Rachel and I set out from Cardiff at 3:50 in the morning. By the time we got to Mestre and installed ourselves in the airbnb room, we were so exhausted we couldn’t see straight, so we took a siesta. By the time we mobilized ourselves to bus into Venice for dinner, there were dark clouds in the sky.
On the walk to the stop, I heard a distant rumble. Rachel convinced me it was airplanes or a truck.
We got to Venice, disembarked, and crossed the Rialto just in time for the sky to turn purple and open up. It had been eighty degrees and muggy till then, but the water was shockingly cold.
It cleared the streets of tourists remarkably quickly, so we took a near-private stroll through the back alleys. And by took a stroll, I mean immediately got lost.

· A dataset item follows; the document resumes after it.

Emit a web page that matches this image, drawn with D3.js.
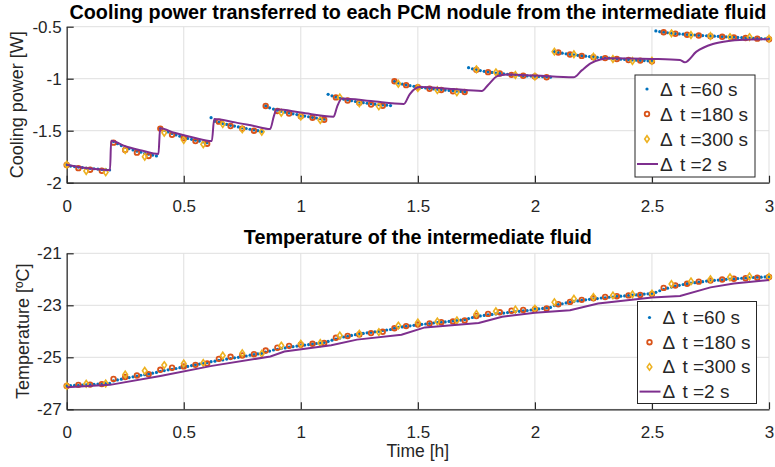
<!DOCTYPE html>
<html>
<head>
<meta charset="utf-8">
<script src="https://cdn.jsdelivr.net/npm/d3@7"></script>
<style>
  body { margin: 0; background: #fff; }
  svg text { font-family: "Liberation Sans", Arial, Helvetica, sans-serif; fill: #262626; }
</style>
</head>
<body>
<svg id="chart" width="775" height="467"></svg>
<script>

// sampling steps of each run, in hours
const step60 = 60 / 3600;
const step180 = 180 / 3600;
const step300 = 300 / 3600;

const xTicks = [0, 0.5, 1, 1.5, 2, 2.5, 3];
const powerTicks = [-2, -1.5, -1, -0.5];
const tempTicks = [-27, -25, -23, -21];

const legendLabels = ["t =60 s", "t =180 s", "t =300 s", "t =2 s"];

// cooling power [W], dt = 60 s (one value per minute)
const power60 = [
  -1.83,-1.84,-1.845,-1.85,-1.855,-1.86,-1.862,-1.866,-1.869,-1.872,-1.875,-1.878,
  -1.605,-1.625,-1.643,-1.658,-1.672,-1.685,-1.697,-1.707,-1.717,-1.726,-1.735,-1.743,
  -1.477,-1.495,-1.512,-1.527,-1.541,-1.553,-1.564,-1.574,-1.583,-1.592,-1.6,-1.608,-1.615,
  -1.375,-1.41,-1.42,-1.43,-1.44,-1.448,-1.456,-1.464,-1.472,-1.479,-1.486,-1.493,-1.5,-1.507,
  -1.262,-1.28,-1.292,-1.303,-1.313,-1.322,-1.33,-1.338,-1.345,-1.352,-1.359,-1.366,-1.372,-1.378,-1.384,-1.39,
  -1.15,-1.165,-1.178,-1.188,-1.197,-1.205,-1.212,-1.219,-1.225,-1.231,-1.236,-1.241,-1.245,-1.249,-1.252,-1.255,-1.258,
  -1.025,-1.042,-1.052,-1.06,-1.067,-1.073,-1.079,-1.084,-1.089,-1.093,-1.097,-1.101,-1.105,-1.109,-1.113,-1.116,-1.119,-1.122,-1.125,
  -0.894,-0.905,-0.914,-0.922,-0.929,-0.935,-0.94,-0.945,-0.949,-0.953,-0.957,-0.961,-0.964,-0.967,-0.97,-0.973,-0.975,-0.977,-0.979,-0.981,-0.983,-0.985,
  -0.74,-0.748,-0.755,-0.761,-0.766,-0.771,-0.775,-0.779,-0.783,-0.787,-0.791,-0.794,-0.797,-0.8,-0.803,-0.806,-0.809,-0.812,-0.815,-0.818,-0.82,-0.822,-0.824,-0.826,-0.828,-0.83,
  -0.541,-0.548,-0.553,-0.558,-0.562,-0.566,-0.569,-0.572,-0.575,-0.578,-0.58,-0.583,-0.585,-0.587,-0.589,-0.591,-0.593,-0.595,-0.597,-0.599,-0.601,-0.603,-0.605,-0.607,-0.609,-0.611,-0.613,-0.615,-0.616,-0.618
];

// cooling power [W], dt = 180 s
const power180 = [
  -1.83,-1.86,-1.875,-1.885,
  -1.615,-1.685,-1.711,-1.743,
  -1.48,-1.54,-1.57,-1.6,-1.625,
  -1.413,-1.455,-1.48,-1.5,
  -1.262,-1.31,-1.335,-1.36,-1.375,-1.395,
  -1.18,-1.21,-1.232,-1.248,-1.26,
  -1.025,-1.062,-1.082,-1.097,-1.108,-1.12,-1.128,
  -0.915,-0.937,-0.95,-0.963,-0.972,-0.979,-0.986,
  -0.748,-0.768,-0.781,-0.793,-0.802,-0.811,-0.82,-0.826,-0.833,
  -0.554,-0.568,-0.577,-0.585,-0.591,-0.597,-0.603,-0.609,-0.615,-0.62
];

// cooling power [W], dt = 300 s
const power300 = [
  -1.827,-1.887,-1.9, -1.686,-1.75, -1.519,-1.59,-1.631, -1.436,-1.487,-1.51,
  -1.327,-1.365,-1.397, -1.18,-1.237,-1.266, -1.048,-1.09,-1.11,-1.131,
  -0.91,-0.939,-0.964,-0.98, -0.74,-0.765,-0.788,-0.81,-0.83,-0.827,
  -0.564,-0.58,-0.59,-0.6,-0.6,-0.615
];

// cooling power [W], dt = 2 s (reference run, read at its corners)
const power2Time = [0,0.09,0.185,0.19,0.25,0.32,0.392,0.399,0.46,0.54,0.62,0.63,0.72,0.8,0.869,0.885,0.897,
  1.0,1.14,1.155,1.175,1.3,1.44,1.465,1.49,1.51,1.65,1.773,1.8,1.84,1.88,2.0,2.165,2.2,2.24,2.28,2.32,
  2.5,2.62,2.64,2.69,2.76,2.835,2.92,3.0];
const power2 = [-1.827,-1.86,-1.878,-1.596,-1.65,-1.69,-1.724,-1.477,-1.52,-1.565,-1.599,-1.388,-1.42,-1.455,-1.484,-1.36,-1.294,
  -1.325,-1.365,-1.27,-1.19,-1.215,-1.243,-1.15,-1.093,-1.08,-1.1,-1.118,-1.06,-0.975,-0.96,-0.97,-0.987,-0.92,-0.85,-0.815,-0.804,
  -0.81,-0.82,-0.843,-0.74,-0.667,-0.635,-0.622,-0.62];

// fluid temperature [C], dt = 60 s
const temp60 = [
  -26.10,-26.09,-26.08,-26.08,-26.07,-26.06,-26.05,-26.04,-26.03,-26.02,-26.01,-26.00,
  -25.91,-25.87,-25.84,-25.81,-25.78,-25.75,-25.72,-25.69,-25.67,-25.64,-25.61,-25.58,
  -25.54,-25.51,-25.48,-25.46,-25.43,-25.40,-25.37,-25.35,-25.32,-25.29,-25.26,-25.24,-25.21,
  -25.17,-25.15,-25.12,-25.10,-25.07,-25.05,-25.02,-25.00,-24.97,-24.95,-24.92,-24.90,-24.87,-24.85,
  -24.80,-24.76,-24.72,-24.69,-24.66,-24.64,-24.61,-24.59,-24.57,-24.55,-24.53,-24.51,-24.49,-24.47,-24.45,-24.43,
  -24.39,-24.34,-24.30,-24.26,-24.22,-24.19,-24.16,-24.13,-24.11,-24.08,-24.06,-24.04,-24.02,-24.00,-23.97,-23.95,-23.93,
  -23.88,-23.85,-23.83,-23.81,-23.79,-23.77,-23.75,-23.73,-23.72,-23.70,-23.68,-23.67,-23.65,-23.64,-23.62,-23.60,-23.59,-23.57,-23.55,
  -23.51,-23.47,-23.44,-23.41,-23.39,-23.37,-23.35,-23.33,-23.32,-23.30,-23.28,-23.27,-23.25,-23.23,-23.21,-23.20,-23.18,-23.16,-23.14,-23.12,-23.10,-23.08,
  -23.01,-22.97,-22.94,-22.91,-22.88,-22.85,-22.83,-22.81,-22.79,-22.77,-22.75,-22.74,-22.72,-22.71,-22.69,-22.68,-22.66,-22.65,-22.64,-22.62,-22.61,-22.60,-22.59,-22.57,-22.56,-22.55,
  -22.50,-22.44,-22.39,-22.34,-22.30,-22.26,-22.23,-22.20,-22.17,-22.15,-22.13,-22.11,-22.09,-22.07,-22.06,-22.04,-22.03,-22.02,-22.00,-21.99,-21.98,-21.97,-21.96,-21.95,-21.94,-21.93,-21.92,-21.92,-21.91,-21.90
];

// fluid temperature [C], dt = 180 s
const temp180 = [
  -26.10,-26.06,-26.05,-26.03, -25.83,-25.76,-25.70,-25.65, -25.48,-25.40,-25.35,-25.29,-25.24,
  -25.06,-24.98,-24.93,-24.88, -24.74,-24.63,-24.56,-24.52,-24.48,-24.45, -24.25,-24.18,-24.12,-24.07,-24.02,
  -23.88,-23.80,-23.74,-23.70,-23.65,-23.62,-23.58, -23.41,-23.33,-23.27,-23.21,-23.18,-23.15,-23.12,
  -22.96,-22.87,-22.79,-22.73,-22.68,-22.65,-22.62,-22.60,-22.57,
  -22.33,-22.24,-22.17,-22.09,-22.05,-22.01,-21.98,-21.96,-21.94,-21.91
];

// fluid temperature [C], dt = 300 s
const temp300 = [
  -26.10,-26.02,-26.01, -25.66,-25.52, -25.30,-25.24,-25.22, -24.93,-24.84,-24.86,
  -24.55,-24.48,-24.45, -24.16,-24.09,-24.03, -23.78,-23.66,-23.62,-23.58,
  -23.33,-23.23,-23.16,-23.13, -22.88,-22.75,-22.68,-22.62,-22.58,-22.55,
  -22.18,-22.08,-22.00,-21.92,-21.89,-21.91
];

// fluid temperature [C], dt = 2 s (reference run, read at its corners)
const temp2Time = [0,0.185,0.40,0.62,0.87,0.93,1.13,1.24,1.43,1.53,1.76,1.86,2.0,2.15,2.27,2.5,2.62,2.75,2.85,3.0];
const temp2 = [-26.15,-26.06,-25.72,-25.33,-24.97,-24.78,-24.54,-24.32,-24.13,-23.85,-23.68,-23.44,-23.29,-23.19,-22.93,-22.70,-22.64,-22.31,-22.16,-22.03];

const colors = { c60: "#0072BD", c180: "#D95319", c300: "#EDB120", c2: "#7E2F8E" };
const axisColor = "#262626";
const gridColor = "#dfdfdf";

const svg = d3.select("svg#chart");
svg.append("rect").attr("width", 775).attr("height", 467).attr("fill", "#fff");

const x = d3.scaleLinear().domain([0, 3]).range([66.7, 769]);
const yPower = d3.scaleLinear().domain([-2, -0.5]).range([182.7, 26.7]);
const yTemp = d3.scaleLinear().domain([-27, -21]).range([409.3, 253.3]);

function toPoints(values, step) {
  return values.map(function(v, i) { return { t: i * step, v: v }; });
}

function toPairs(times, values) {
  return times.map(function(t, i) { return { t: t, v: values[i] }; });
}

function diamond(cx, cy) {
  return "M" + cx + "," + (cy - 3.3) + "L" + (cx + 2.3) + "," + cy +
         "L" + cx + "," + (cy + 3.3) + "L" + (cx - 2.3) + "," + cy + "Z";
}

function drawPanel(y, yticks, cfg) {

  let g = svg.append("g");
  let [x0, x1] = x.range();
  let [y0, y1] = y.range();

  // grid
  g.append("g").selectAll("line").data(xTicks).enter().append("line")
    .attr("x1", function(d) { return x(d); }).attr("x2", function(d) { return x(d); })
    .attr("y1", y0).attr("y2", y1)
    .attr("stroke", gridColor).attr("stroke-width", 1);
  g.append("g").selectAll("line").data(yticks).enter().append("line")
    .attr("x1", x0).attr("x2", x1)
    .attr("y1", function(d) { return y(d); }).attr("y2", function(d) { return y(d); })
    .attr("stroke", gridColor).attr("stroke-width", 1);

  // axes, ticks point inward
  let xAxis = g.append("g")
    .attr("transform", "translate(0," + y0 + ")")
    .call(d3.axisBottom(x).tickValues(xTicks).tickFormat(String)
            .tickSizeInner(-7).tickSizeOuter(0).tickPadding(17));
  let yAxis = g.append("g")
    .attr("transform", "translate(" + x0 + ",0)")
    .call(d3.axisLeft(y).tickValues(yticks).tickFormat(String)
            .tickSizeInner(-7).tickSizeOuter(0).tickPadding(5));

  [xAxis, yAxis].forEach(function(a) {
    a.select(".domain").attr("stroke", axisColor).attr("stroke-width", 1.2);
    a.selectAll(".tick line").attr("stroke", axisColor).attr("stroke-width", 1.2);
    a.selectAll(".tick text").attr("fill", axisColor)
      .style("font-size", "17px").style("font-family", null);
  });

  // series
  let p60 = toPoints(cfg.s60, step60);
  let p180 = toPoints(cfg.s180, step180);
  let p300 = toPoints(cfg.s300, step300);
  let p2 = toPairs(cfg.t2, cfg.s2);

  g.append("g").selectAll("circle").data(p60).enter().append("circle")
    .attr("cx", function(d) { return x(d.t); })
    .attr("cy", function(d) { return y(d.v); })
    .attr("r", 1.6)
    .attr("fill", colors.c60);

  g.append("g").selectAll("circle").data(p180).enter().append("circle")
    .attr("cx", function(d) { return x(d.t); })
    .attr("cy", function(d) { return y(d.v); })
    .attr("r", 2.3)
    .attr("fill", "none")
    .attr("stroke", colors.c180).attr("stroke-width", 1.8);

  g.append("g").selectAll("path").data(p300).enter().append("path")
    .attr("d", function(d) { return diamond(x(d.t), y(d.v)); })
    .attr("fill", "none")
    .attr("stroke", colors.c300).attr("stroke-width", 1.6);

  g.append("path").datum(p2)
    .attr("d", d3.line().x(function(d) { return x(d.t); })
                        .y(function(d) { return y(d.v); })
                        .curve(cfg.curve))
    .attr("fill", "none")
    .attr("stroke", colors.c2).attr("stroke-width", 2);

  // titles
  svg.append("text")
    .attr("x", (x0 + x1) / 2).attr("y", cfg.titleY)
    .attr("text-anchor", "middle")
    .style("font-size", "19.8px").style("font-weight", "bold")
    .style("fill", "#000")
    .text(cfg.title);

  svg.append("text")
    .attr("transform", "translate(" + cfg.labelX + "," + (y0 + y1) / 2 + ") rotate(-90)")
    .attr("text-anchor", "middle")
    .style("font-size", "18px")
    .text(cfg.ylabel);

  renderLegend(cfg.legend);
}

function renderLegend(box) {

  let g = svg.append("g").attr("transform", "translate(" + box.x + "," + box.y + ")");
  g.append("rect")
    .attr("width", box.w).attr("height", box.h)
    .attr("fill", "#fff").attr("stroke", axisColor).attr("stroke-width", 1);

  let rows = g.selectAll("g").data(legendLabels).enter().append("g")
    .attr("transform", function(d, i) { return "translate(0," + (box.first + box.gap * i) + ")"; });

  rows.each(function(d, i) {
    let r = d3.select(this);
    let mx = 12;
    if (i === 0) {
      r.append("circle").attr("cx", mx).attr("cy", 0).attr("r", 1.6).attr("fill", colors.c60);
    } else if (i === 1) {
      r.append("circle").attr("cx", mx).attr("cy", 0).attr("r", 2.3)
        .attr("fill", "none").attr("stroke", colors.c180).attr("stroke-width", 1.8);
    } else if (i === 2) {
      r.append("path").attr("d", diamond(mx, 0))
        .attr("fill", "none").attr("stroke", colors.c300).attr("stroke-width", 1.6);
    } else {
      r.append("line").attr("x1", 2).attr("x2", 23).attr("y1", 0).attr("y2", 0)
        .attr("stroke", colors.c2).attr("stroke-width", 2);
    }
  });

  let txt = rows.append("text")
    .attr("x", 25).attr("y", 6.5)
    .style("font-size", "19px");
  txt.append("tspan").text("\u0394");
  txt.append("tspan").attr("dx", 3).text(function(d) { return " " + d; });
}

drawPanel(yPower, powerTicks, {
  s60: power60, s180: power180, s300: power300, t2: power2Time, s2: power2,
  curve: d3.curveMonotoneX,
  title: "Cooling power transferred to each PCM nodule from the intermediate fluid",
  titleY: 18.5, ylabel: "Cooling power [W]", labelX: 23,
  legend: { x: 635, y: 75, w: 120, h: 102, first: 14, gap: 25 }
});

drawPanel(yTemp, tempTicks, {
  s60: temp60, s180: temp180, s300: temp300, t2: temp2Time, s2: temp2,
  curve: d3.curveLinear,
  title: "Temperature of the intermediate fluid",
  titleY: 244, ylabel: "Temperature [\u00baC]", labelX: 29,
  legend: { x: 637.5, y: 301.5, w: 119, h: 102, first: 16, gap: 24.7 }
});

svg.append("text")
  .attr("x", (x.range()[0] + x.range()[1]) / 2).attr("y", 457)
  .attr("text-anchor", "middle")
  .style("font-size", "17.5px")
  .text("Time [h]");

</script>
</body>
</html>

Deep in the dim veins of obscure residential Venice, in alleys narrower than hallways, we began to hear snatches of song from the most angelic choir. We tried to follow the sound, but the centuries-old lanes and plazas and bridges and canals distorted the sound until it almost seemed to be moving. As we chased after it, a sudden flash of lighting illuminated every brick in bone-white, followed by a peal of thunder. Peal is the only possible word. It was louder than the church bells, loud enough to almost shake the door frames.
We never did manage to find the source of the music, but for a moment, we found ourselves in a dead-end medieval alley filled with splattering rain and snarling thunder and the notes of a song that seemed to echo straight out of the past.